The Jamstik, however, lets guitarists use their actual musical vocabulary here instead, as opposed to having to amateurishly pad away at a MIDI keyboard or click-and-drag notes into a piano roll. Neither feel particularly expressive, but here, a sense of musical language remains. I for one don’t have a clue what a minor ninth looks like on a keyboard – but I do on a fretboard. That’s the handiest thing about this tech, for me at least: it opens up a real, viable avenue between guitarists and the huge, expansive world of plugins and virtual instruments.

And with the Classic formula, Jamstik has built that tech into a guitar that feels more ‘normal’, and hence even more familiar to most players.

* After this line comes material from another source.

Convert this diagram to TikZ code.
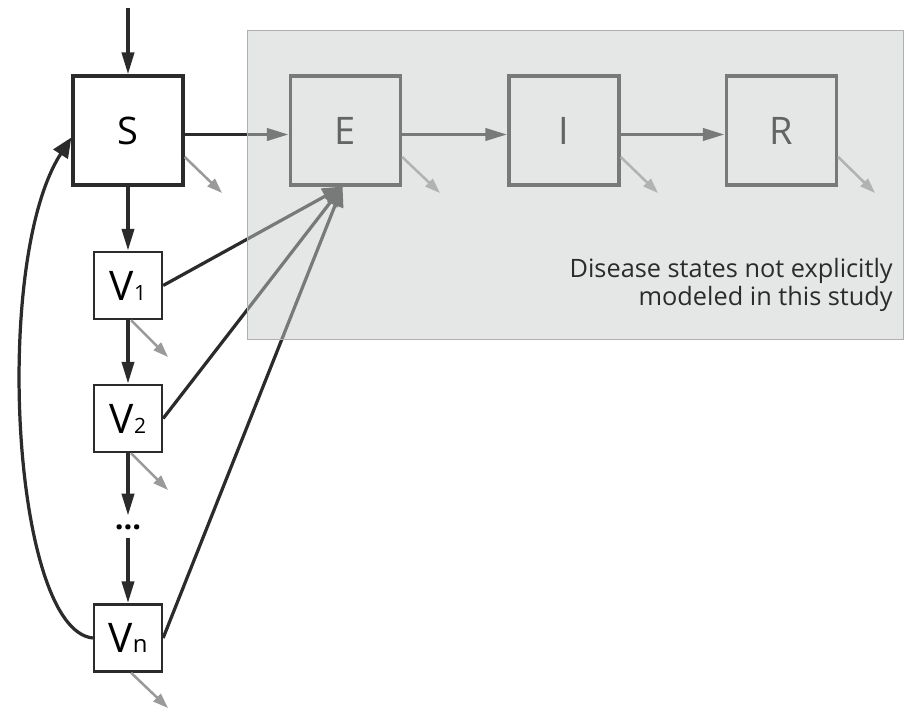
\documentclass[tikz,border=0pt]{standalone}
\usepackage{fontspec}
\setmainfont{Open Sans}
\usetikzlibrary{arrows.meta}
\definecolor{ink}{HTML}{2B2B2B}
\definecolor{fade}{HTML}{9A9A9A}
\definecolor{panelgray}{HTML}{CACCCC}
\definecolor{rim}{HTML}{B0B0B0}

\begin{document}
\begin{tikzpicture}[x=0.025cm,y=-0.025cm,
    >={Triangle[length=0.55cm,width=0.3cm]},
    big/.style={draw=ink,line width=2.3pt,minimum width=2.75cm,minimum height=2.72cm,
      font=\fontsize{27}{30}\selectfont},
    small/.style={draw=ink,line width=1.6pt,fill=white,minimum width=1.7cm,minimum height=1.68cm,
      inner sep=0pt,font=\fontsize{29}{32}\selectfont},
    flow/.style={->,ink,line width=2.7pt},
    link/.style={-{Triangle[length=0.5cm,width=0.42cm]},ink,line width=2.3pt},
    loss/.style={-{Triangle[length=0.38cm,width=0.26cm]},fade,line width=1.8pt}]
	  \useasboundingbox (0,0) rectangle (908,711);
	  % compartments
	  \node[big] (s) at (128,130.5) {S};
	  \node[big] (e) at (345.5,130.5) {E};
	  \node[big] (i) at (564,130.5) {I};
	  \node[big] (r) at (781.5,130.5) {R};
	  \node[small] (v1) at (128,285.5) {V{\fontsize{15}{15}\selectfont 1}};
	  \node[small] (v2) at (128,418.5) {V{\fontsize{15}{15}\selectfont 2}};
	  \node[inner sep=6pt,font=\fontsize{22}{22}\selectfont\bfseries] (vd) at (128,527) {...};
	  \node[small] (vn) at (128,638) {V{\fontsize{17}{17}\selectfont n}};
	  % free ends
	  \coordinate (in) at (128,8);
	  \coordinate (s0) at (222,193);
	  \coordinate (e0) at (440,193);
	  \coordinate (i0) at (658,193);
	  \coordinate (r0) at (875,193);
	  \coordinate (v10) at (168,357);
	  \coordinate (v20) at (168,490);
	  \coordinate (vn0) at (168,708);
	  % flows
	  \draw[flow] (in) -- (s.north);
	  \draw[flow] ([yshift=-0.1cm]s.east) -- ([yshift=-0.1cm]e.west);
	  \draw[flow] ([yshift=-0.1cm]e.east) -- ([yshift=-0.1cm]i.west);
	  \draw[flow] ([yshift=-0.1cm]i.east) -- ([yshift=-0.1cm]r.west);
	  \draw[flow] (s) -- (v1);
	  \draw[flow] (v1) -- (v2);
	  \draw[flow] (v2) -- (vd);
	  \draw[flow] (vd) -- (vn);
	  \draw[link] (v1.east) -- (e.-93);
	  \draw[link] (v2.east) -- (e.-93);
	  \draw[link] (vn.east) -- (e.-93);
	  \draw[link] (vn.west) .. controls (12,630) and (-8,260) .. (s.187);
	  % losses
	  \draw[loss] (s.-25) -- (s0);
	  \draw[loss] (e.-25) -- (e0);
	  \draw[loss] (i.-25) -- (i0);
	  \draw[loss] (r.-25) -- (r0);
	  \draw[loss] (v1.-85) -- (v10);
	  \draw[loss] (v2.-85) -- (v20);
	  \draw[loss] (vn.-85) -- (vn0);
	  % panel over the states not modeled
	  \fill[panelgray,fill opacity=0.49] (247,30) rectangle (903,339);
	  \draw[rim,line width=0.6pt] (247,30) rectangle (903,339);
	  \node[align=right,anchor=north east,inner sep=0pt,ink,
	    font=\fontsize{18}{20}\selectfont] (note) at (893,258)
	    {Disease states not explicitly\\modeled in this study};
	\end{tikzpicture}
\end{document}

So why don’t we have a look at that side of things, then? Swapping over to looking at it like a guitar built around a MIDI controller, how does it fare?

Jamstik Classic power and I/O jack
Jamstik Classic power and I/O jack

As a guitar

At $999, the Jamstik Classic is priced in at least the same ballpark as the various iterations of Fender’s Player and Vintera guitars. Unfortunately, the pure electric experience falls notably short of those. First, the neck feel: it is, and there’s no better way to say this, ‘cheap’. The frets are rough to bend on, and the finish is plasticky enough to feel much more Squier than Fender.

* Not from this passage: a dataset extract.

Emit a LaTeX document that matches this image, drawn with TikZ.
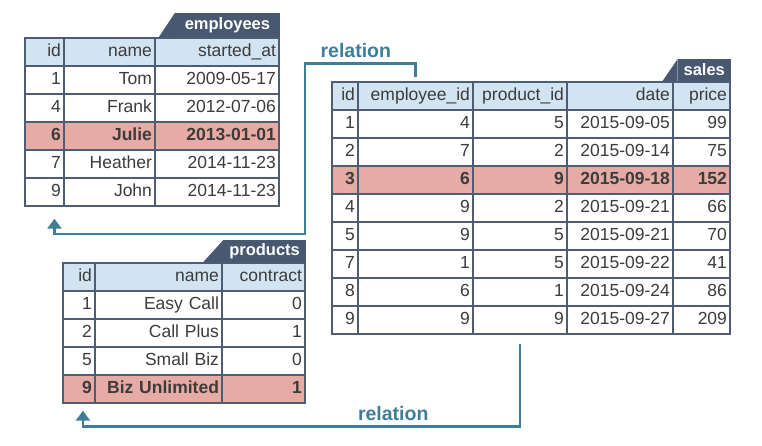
\documentclass[tikz,border=0pt]{standalone}
\usepackage{fontspec}
\setmainfont{Liberation Sans}
\usetikzlibrary{matrix,arrows.meta}
\definecolor{gridc}{HTML}{4E5D74}
\definecolor{headc}{HTML}{D2E3F2}
\definecolor{hlc}{HTML}{E6ABA5}
\definecolor{tabc}{HTML}{485870}
\definecolor{relc}{HTML}{3D7E99}
\definecolor{inkc}{HTML}{3C3C3C}
\newcommand\cellfont{\fontsize{17.5}{20}\selectfont}
\begin{document}
\begin{tikzpicture}[x=1pt,y=-1pt,
table/.style={matrix of nodes, inner sep=0pt, column sep=-1.5pt, row sep=-1.5pt, anchor=north west,
  nodes={draw=gridc, line width=1.5pt, fill=white, text=inkc, minimum height=28pt, inner xsep=3pt, inner ysep=0pt,
  text height=12.5pt, text depth=3.5pt, align=right, font=\cellfont},
  row 1/.style={nodes={fill=headc}}},
hl/.style={nodes={fill=hlc, font=\cellfont\bfseries}},
tab/.style={fill=tabc, text=white, font=\fontsize{16.5}{18}\selectfont\bfseries, minimum height=23pt,
  inner xsep=6pt, inner ysep=0pt, outer sep=0pt, anchor=south east},
relation/.style={draw=relc, line width=2.8pt, -{Triangle[width=14pt,length=10pt]}},
rellabel/.style={text=relc, font=\fontsize{19.5}{22}\selectfont\bfseries}]
\useasboundingbox (0,0) rectangle (762,445);
\matrix[table, row 4/.style={hl}, column 1/.style={nodes={text width=33pt}}, column 2/.style={nodes={text width=85pt}},
  column 3/.style={nodes={text width=118pt}}] (emp) at (24,37) {
id & name & started\_at \\
1 & Tom & 2009-05-17 \\
4 & Frank & 2012-07-06 \\
6 & Julie & 2013-01-01 \\
7 & Heather & 2014-11-23 \\
9 & John & 2014-11-23 \\
};
\matrix[table, row 4/.style={hl}, column 1/.style={nodes={text width=20pt}}, column 2/.style={nodes={text width=109pt}},
  column 3/.style={nodes={text width=88pt}}, column 4/.style={nodes={text width=100pt}},
  column 5/.style={nodes={text width=51pt}}] (sales) at (331,81) {
id & employee\_id & product\_id & date & price \\
1 & 4 & 5 & 2015-09-05 & 99 \\
2 & 7 & 2 & 2015-09-14 & 75 \\
3 & 6 & 9 & 2015-09-18 & 152 \\
4 & 9 & 2 & 2015-09-21 & 66 \\
5 & 9 & 5 & 2015-09-21 & 70 \\
7 & 1 & 5 & 2015-09-22 & 41 \\
8 & 6 & 1 & 2015-09-24 & 86 \\
9 & 9 & 9 & 2015-09-27 & 209 \\
};
\matrix[table, row 5/.style={hl}, column 1/.style={nodes={text width=26pt}}, column 2/.style={nodes={text width=121pt}},
  column 3/.style={nodes={text width=77pt}}] (prod) at (62,262) {
id & name & contract \\
1 & Easy Call & 0 \\
2 & Call Plus & 1 \\
5 & Small Biz & 0 \\
9 & Biz Unlimited & 1 \\
};
\node[tab, minimum width=105pt, minimum height=24pt] (emptab) at (emp.north east) {employees};
\node[tab, minimum height=22pt] (salestab) at (sales.north east) {sales};
\node[tab, minimum height=22pt] (prodtab) at (prod.north east) {products};
\fill[tabc] (emptab.north west) -- (emptab.south west) -- ++(-16,0) -- cycle;
\fill[tabc] (salestab.north west) -- (salestab.south west) -- ++(-15,0) -- cycle;
\fill[tabc] (prodtab.north west) -- (prodtab.south west) -- ++(-20,0) -- cycle;
\draw[relation] ([yshift=4pt]sales-1-2.north) -- ++(0,-14) -| node[rellabel, pos=0.27, above=1pt] {relation} (305,234)
  -| ([xshift=10pt,yshift=-12pt]emp-6-1.south);
\draw[relation] ([yshift=-9pt]sales-9-3.south) -- ++(0,83) -| node[rellabel, pos=0.145, above=1pt] {relation}
  ([xshift=4pt,yshift=-7pt]prod-5-1.south);
\end{tikzpicture}
\end{document}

It’s hard to find info about the KD-branded pickups, but the single-coils certainly sound like affordable ceramics: there’s a crunchy, brittle attack at the front end, and an alarmingly bright character overall. It’s not all bad, though, as the bridge humbucker is much warmer, going some way to thaw the iciness of the Classic’s overall tone. Plus, the hardtail bridge and the brass nut are of good quality – the bridge is comfy, and both contributed to solid tuning stability

But it’s hard to judge the Jamstik Classic too harshly on its sub-par neck and single-coils. The MIDI tech has to be taken into account, both as part of the price tag and as what the “main focus” of the instrument is. Plus, if you’re in the market for a digital guitar, you may well be looking at it digital-first, analogue-second. And on those grounds, it does succeed.

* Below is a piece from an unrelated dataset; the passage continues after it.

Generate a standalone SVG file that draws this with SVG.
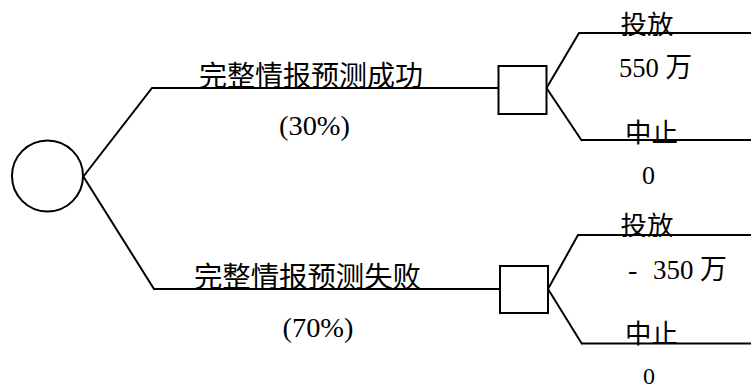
<svg xmlns="http://www.w3.org/2000/svg" width="751" height="390" viewBox="0 0 751 390">
<style>
.ln{fill:none;stroke:#000;stroke-width:2;stroke-linejoin:miter}
.nd{fill:#fff;stroke:#000;stroke-width:2}
.cn{font-family:"Noto Sans CJK SC","Noto Sans",sans-serif;fill:#000}
.rm{font-family:"Liberation Serif","Noto Sans CJK SC",serif;fill:#000}
</style>
<rect width="751" height="390" fill="#fff"/>
<g id="connectors">
<polyline class="ln" points="83,177 152,88 498,88"/>
<polyline class="ln" points="83,176 154,289 500,289"/>
<polyline class="ln" points="546.5,88 579,33 751,33"/>
<polyline class="ln" points="546.5,88 582,141"/>
<line class="ln" x1="581" y1="140" x2="751" y2="140"/>
<polyline class="ln" points="548,289 578,235 751,235"/>
<polyline class="ln" points="548,289 582,344"/>
<line class="ln" x1="581" y1="343.5" x2="751" y2="343.5"/>
</g>
<g id="chance-node">
<circle class="nd" cx="47.5" cy="176" r="35.5"/>
</g>
<g id="decision-success">
<rect class="nd" x="498.5" y="66" width="48" height="48"/>
</g>
<g id="decision-failure">
<rect class="nd" x="500" y="266" width="48" height="47"/>
</g>
<g id="labels">
<text class="cn" x="199" y="85.5" font-size="28" textLength="224" lengthAdjust="spacingAndGlyphs">完整情报预测成功</text>
<text class="rm" x="279" y="135" font-size="28" textLength="71" lengthAdjust="spacingAndGlyphs">(30%)</text>
<text class="cn" x="194" y="286.5" font-size="28" textLength="227" lengthAdjust="spacingAndGlyphs">完整情报预测失败</text>
<text class="rm" x="282.5" y="337" font-size="28" textLength="71" lengthAdjust="spacingAndGlyphs">(70%)</text>
<text class="cn" x="620.5" y="34" font-size="26" textLength="53" lengthAdjust="spacingAndGlyphs">投放</text>
<text class="rm" x="619" y="76.5" font-size="28" textLength="73" lengthAdjust="spacingAndGlyphs">550 万</text>
<text class="cn" x="625" y="141.5" font-size="26" textLength="53" lengthAdjust="spacingAndGlyphs">中止</text>
<text class="rm" x="642" y="184" font-size="26">0</text>
<text class="cn" x="620.5" y="234.5" font-size="26" textLength="53" lengthAdjust="spacingAndGlyphs">投放</text>
<text class="rm" x="628" y="278.5" font-size="28">-</text>
<text class="rm" x="653" y="278.5" font-size="28" textLength="74" lengthAdjust="spacingAndGlyphs">350 万</text>
<text class="cn" x="625" y="342.5" font-size="26" textLength="53" lengthAdjust="spacingAndGlyphs">中止</text>
<text class="rm" x="643" y="384" font-size="24">0</text>
</g>
</svg>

However, the Classic, unlike the Studio, asks to be looked at like a ‘real’ instrument – other than a set-neck single-cut, what body shape evokes a general sense of guitarness more than an S-style? It’s by no means unusable, but it does fall short of the goal it sets itself of being a ‘proper’ guitar.

If you want an instrument that avoids this identity crisis but still does the same thing, the solution is obvious: Jamstik’s Studio MIDI is cheaper, and is far happier in its own skin. Playing that instrument, it seems to know that it’s a digital-forward studio tool. It doesn’t, as the Classic occasionally does, feel like an MPK Mini cosplaying as a grand piano.